The trend is picking up in states like Arizona, California, Colorado, and New York, according to a recent Wall Street Journal report. (RELATED: 20 States Ring In The New Year With Minimum Wage Increases)
The surcharge is thought to be more effective than increased menu prices, because when menu prices increase, consumers will “often trade down in the types of menu items they order, choosing a sandwich instead of an entree, or they leave off beverages or dessert,” Bonnie Riggs, an restaurant analyst for NPD Group Inc., told the Wall Street Journal.
In 2013, the Obama administration proposed an increase to the federal minimum wage from $7.25 to $9.00 an hour. The former president continued to call for an increase in the federal minimum wage throughout his presidency.
Analysts predict that the practice of including a surcharge on restaurant bills will only increase as states and local municipalities implement increased minimum wage legislation.
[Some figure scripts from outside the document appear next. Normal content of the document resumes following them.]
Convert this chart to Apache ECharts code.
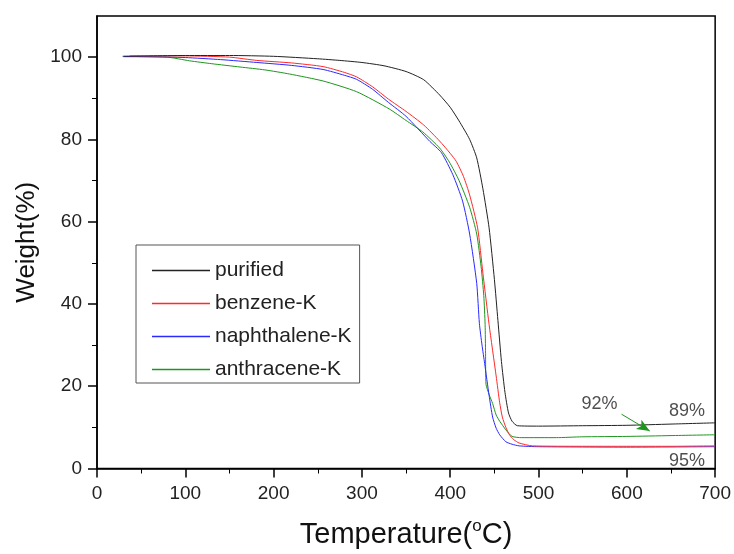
<!DOCTYPE html>
<html><head><meta charset="utf-8">
<script src="https://cdn.jsdelivr.net/npm/echarts@6/dist/echarts.min.js"></script>
<style>html,body{margin:0;padding:0;background:#fff}#c{width:734px;height:554px}</style>
</head><body><div id="c"></div>
<script>
const seriesNames = ['purified', 'benzene-K', 'naphthalene-K', 'anthracene-K'];
const purified = [[30,100.2],[60,100.3],[100,100.4],[150,100.4],[200,100.2],[250,99.6],[275,99.2],[300,98.7],[325,97.9],[350,96.5],[370,94.5],[388,90.8],[400,87.8],[410,84.5],[422,80],[430,75.5],[437,68],[444,58.5],[450,46],[454,36],[458,26],[462,18.5],[466,13.5],[470,11.5],[476,10.4],[500,10.3],[550,10.4],[600,10.5],[650,10.8],[700,11.1]];
const benzeneK = [[37,100.3],[100,100.3],[150,100],[181,99.2],[220,98.6],[256,97.7],[280,96.3],[294,95.2],[312,92.8],[330,89.8],[350,86.8],[370,83.5],[388,79.6],[400,76.6],[407,74.6],[415,71],[422,66.5],[431,58.5],[437,47.5],[444,35],[452,22.5],[456,16],[459,12.5],[463,10],[467,8.2],[472,7],[478,6.2],[493,5.5],[550,5.4],[600,5.4],[650,5.4],[700,5.5]];
const naphthaleneK = [[29,100.2],[60,100.1],[100,99.9],[140,99.4],[181,98.7],[220,98],[256,97],[280,95.6],[294,94.6],[312,92.2],[330,89],[350,85.6],[377,79.5],[390,76.8],[403,71.4],[414,65],[422,57],[430,45],[433,35.3],[436,30],[439,25.5],[444,17.8],[448,12.5],[452,9.8],[456,8.2],[463,6.5],[470,5.9],[478,5.5],[500,5.3],[600,5.2],[700,5.3]];
const anthraceneK = [[30,100.1],[79,100],[105,99.1],[130,98.4],[162,97.6],[190,96.9],[218,95.9],[256,94.2],[294,91.6],[331,87.4],[350,84.6],[369,81.8],[388,77.9],[399,74.5],[410,70],[422,63.5],[430,57],[435,49],[438,42],[439.5,35],[440,28],[440.5,20.5],[444,18],[448,15.8],[452,13],[456,11.5],[463,9.4],[470,7.8],[481,7.5],[520,7.5],[549,7.7],[600,7.8],[650,8.0],[700,8.2]];
const xTicks = [0,100,200,300,400,500,600,700];
const yMajorTicks = [0,20,40,60,80,100];
const yMinorTicks = [10,30,50,70,90];
const annotations = [{text:'92%', at:[569,15.6]},{text:'89%', at:[668,13.9]},{text:'95%', at:[668,1.9]}];
const arrowFrom = [594,13.2], arrowTo = [626,9.1];

const FONT = 'Arial, "Liberation Sans", sans-serif';
const colors = ['#222222','#ff2a2a','#2a2aff','#1e961e'];
const datasets = [purified, benzeneK, naphthaleneK, anthraceneK];

const series = datasets.map((d,i)=>({
  name: seriesNames[i], type:'line', data:d, symbol:'none', smooth:0.2,
  lineStyle:{color:colors[i], width:1}, itemStyle:{color:colors[i]}, z: 4-i
}));
series.push({
  name:'annot', type:'scatter', symbolSize:0, silent:true,
  data: annotations.map(a=>({value:a.at, label:{show:true, formatter:a.text}})),
  label:{show:true, position:'inside', fontSize:18, color:'#222', fontFamily:FONT},
  markLine:{silent:true, symbol:['none','arrow'], symbolSize:[8,13],
    lineStyle:{color:'#1e961e', width:1, type:'solid'}, label:{show:false},
    data:[[{coord:arrowFrom},{coord:arrowTo}]]}
});

const chart = echarts.init(document.getElementById('c'));
chart.setOption({
  animation:false,
  backgroundColor:'#fff',
  grid:{left:97, right:18, top:16, bottom:80, show:true, borderColor:'#000', borderWidth:1.5, containLabel:false},
  legend:{data:seriesNames, orient:'vertical', left:136, top:245, icon:'rect', itemWidth:58, itemHeight:1.6, itemGap:12,
    padding:[15,8,3,16], borderColor:'#555', borderWidth:1, backgroundColor:'#fff',
    textStyle:{fontSize:21, color:'#222', fontFamily:FONT}},
  xAxis:{type:'value', min:0, max:700, interval:100,
    name:'Temperature({s|o}C)', nameLocation:'middle', nameGap:49,
    nameTextStyle:{fontSize:29, color:'#111', fontFamily:FONT, rich:{s:{fontSize:17, fontFamily:FONT, color:'#111', padding:[0,0,17,0]}}},
    axisLine:{lineStyle:{color:'#000', width:1.5}},
    axisTick:{length:9, lineStyle:{color:'#000', width:1.5}, customValues:xTicks},
    axisLabel:{fontSize:19, color:'#222', fontFamily:FONT, margin:16, customValues:xTicks},
    minorTick:{show:true, splitNumber:2, length:5, lineStyle:{color:'#000', width:1}},
    splitLine:{show:false}},
  yAxis:[{type:'value', min:0, max:110, interval:20,
    name:'Weight(%)', nameLocation:'middle', nameGap:56,
    nameTextStyle:{fontSize:26, color:'#111', fontFamily:FONT},
    axisLine:{show:true, lineStyle:{color:'#000', width:1.5}},
    axisTick:{show:true, length:9, lineStyle:{color:'#000', width:1.5}, customValues:yMajorTicks},
    axisLabel:{fontSize:19, color:'#222', fontFamily:FONT, margin:15, customValues:yMajorTicks},
    splitLine:{show:false}},
   {type:'value', min:0, max:110, position:'left',
    axisLine:{show:false}, axisLabel:{show:false}, splitLine:{show:false},
    axisTick:{show:true, length:5, lineStyle:{color:'#000', width:1}, customValues:yMinorTicks}}],
  series: series
});
</script></body></html>
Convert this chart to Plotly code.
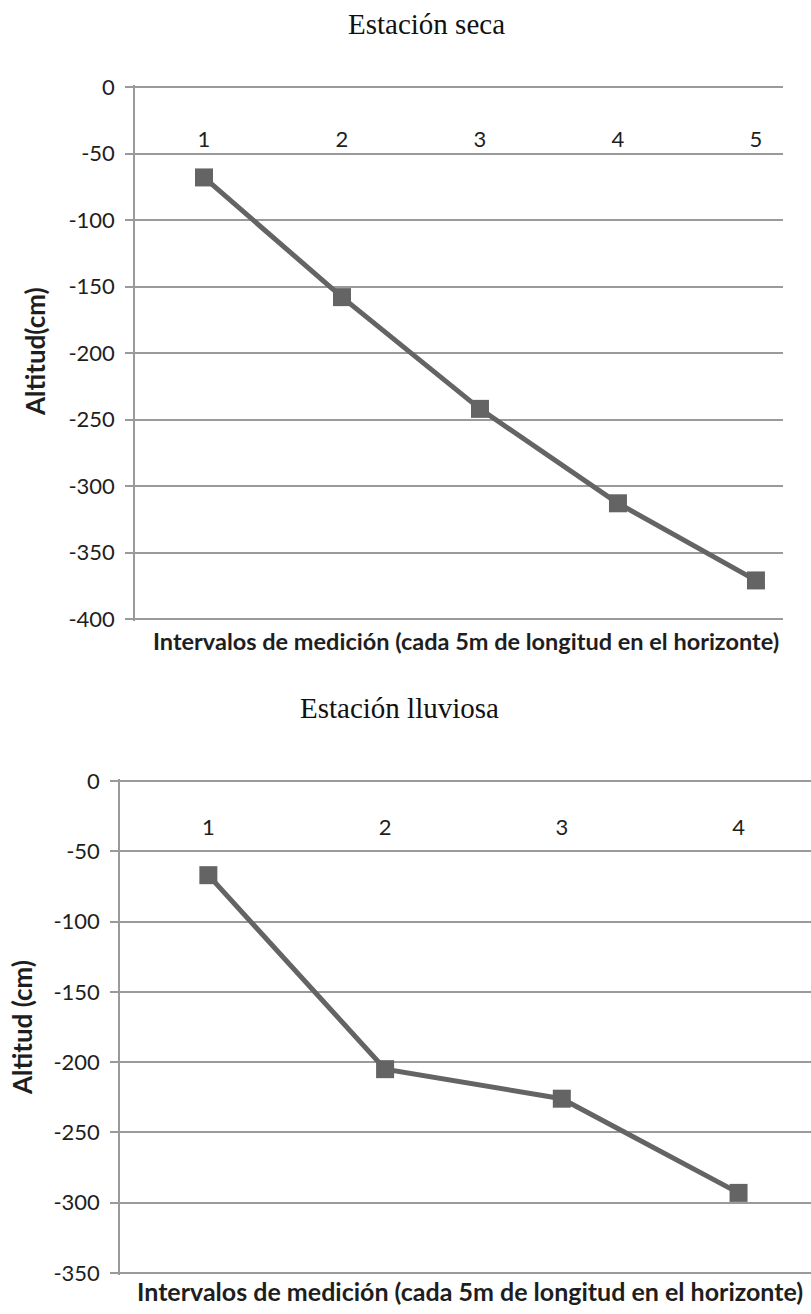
import plotly.graph_objects as go

# Measurement intervals (every 5 m along the horizon) and altitude readings in cm
dry_intervals = [1, 2, 3, 4, 5]
dry_altitude = [-68, -158, -242, -313, -371]

wet_intervals = [1, 2, 3, 4]
wet_altitude = [-67, -205, -226, -293]

dry_title = "Estación seca"
wet_title = "Estación lluviosa"
dry_ytitle = "Altitud(cm)"
wet_ytitle = "Altitud (cm)"
xtitle = "Intervalos de medición (cada 5m de longitud en el horizonte)"

dry_yticks = list(range(0, -401, -50))
wet_yticks = list(range(0, -351, -50))

W, H = 811, 1314
LINE = "#646464"
GRID = "#9a9a9a"
TEXT = "#1e1e1e"
SANS = "Lato, Open Sans, sans-serif"
TICKFONT = dict(family=SANS, size=22, color=TEXT)


def px_x(p):
    return p / W


def px_y(p):
    return 1 - p / H


fig = go.Figure()

fig.add_trace(go.Scatter(
    x=dry_intervals, y=dry_altitude, mode="lines+markers",
    line=dict(color=LINE, width=5),
    marker=dict(symbol="square", size=18, color=LINE),
    xaxis="x", yaxis="y", showlegend=False,
))
fig.add_trace(go.Scatter(
    x=wet_intervals, y=wet_altitude, mode="lines+markers",
    line=dict(color=LINE, width=5),
    marker=dict(symbol="square", size=18, color=LINE),
    xaxis="x2", yaxis="y2", showlegend=False,
))


def xaxis_cfg(domain, rng, vals, label_y):
    # category labels sit just under the zero line, inside the plot
    return dict(
        domain=domain, range=rng, anchor="free", position=px_y(label_y), side="bottom",
        tickvals=vals, ticktext=[str(v) for v in vals],
        ticks="", showgrid=False, zeroline=False, showline=False,
        tickfont=TICKFONT, fixedrange=True, automargin=False,
    )


def yaxis_cfg(domain, rng, vals, anchor):
    return dict(
        domain=domain, range=rng, anchor=anchor,
        tickvals=vals, ticktext=[str(v) for v in vals],
        ticks="outside", ticklen=8, tickcolor=GRID, tickwidth=1.5,
        showgrid=True, gridcolor=GRID, gridwidth=1.5,
        showline=True, linecolor=GRID, linewidth=1.5,
        zeroline=False, tickfont=TICKFONT, ticklabelstandoff=6,
        fixedrange=True, automargin=False,
    )


# the y ranges run one pixel past both end ticks so the edge gridlines stay drawn
fig.update_layout(
    width=W, height=H,
    margin=dict(l=0, r=0, t=0, b=0),
    paper_bgcolor="white", plot_bgcolor="white",
    xaxis=xaxis_cfg([px_x(135), px_x(783)], [0.5, 5.196], dry_intervals, 124),
    yaxis=yaxis_cfg([px_y(621), px_y(85)], [-401.5, 1.5], dry_yticks, "x"),
    xaxis2=xaxis_cfg([px_x(120), 1.0], [0.5, 4.41], wet_intervals, 812),
    yaxis2=yaxis_cfg([px_y(1275), px_y(779)], [-351.42, 1.42], wet_yticks, "x2"),
)

serif = dict(family="Liberation Serif, Times New Roman, serif", size=29, color="#111111")
annotations = [
    dict(text=dry_title, x=px_x(426), y=px_y(24), font=serif),
    dict(text=wet_title, x=px_x(399), y=px_y(708), font=serif),
    dict(text="<b>" + dry_ytitle + "</b>", x=px_x(35), y=px_y(352), textangle=-90,
         font=dict(family=SANS, size=26, color=TEXT)),
    dict(text="<b>" + wet_ytitle + "</b>", x=px_x(22), y=px_y(1028), textangle=-90,
         font=dict(family=SANS, size=26, color=TEXT)),
    dict(text="<b>" + xtitle + "</b>", x=px_x(466), y=px_y(641),
         font=dict(family=SANS, size=23.5, color=TEXT)),
    dict(text="<b>" + xtitle + "</b>", x=px_x(470), y=px_y(1291),
         font=dict(family=SANS, size=25, color=TEXT)),
]
for a in annotations:
    a.update(xref="paper", yref="paper", showarrow=False, xanchor="center", yanchor="middle")
fig.update_layout(annotations=annotations)

fig.write_html("out.html")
Seattle raised its minimum wage to $15 in 2014, followed by San Francisco and Los Angeles. Gov. Andrew Cuomo signed into law a new $15 minimum wage for New York state in 2016, and the University of California has proposed to pay its low-wage employees $15.
Business groups call the increases “reckless,” and warned that it would lead to job losses and worsen a state’s business climate. Bill Dombrowski, president of the California Retailers Association, predicted a $15 minimum wage would force some employers to compensate for higher labor costs by curtailing hours or cutting employees.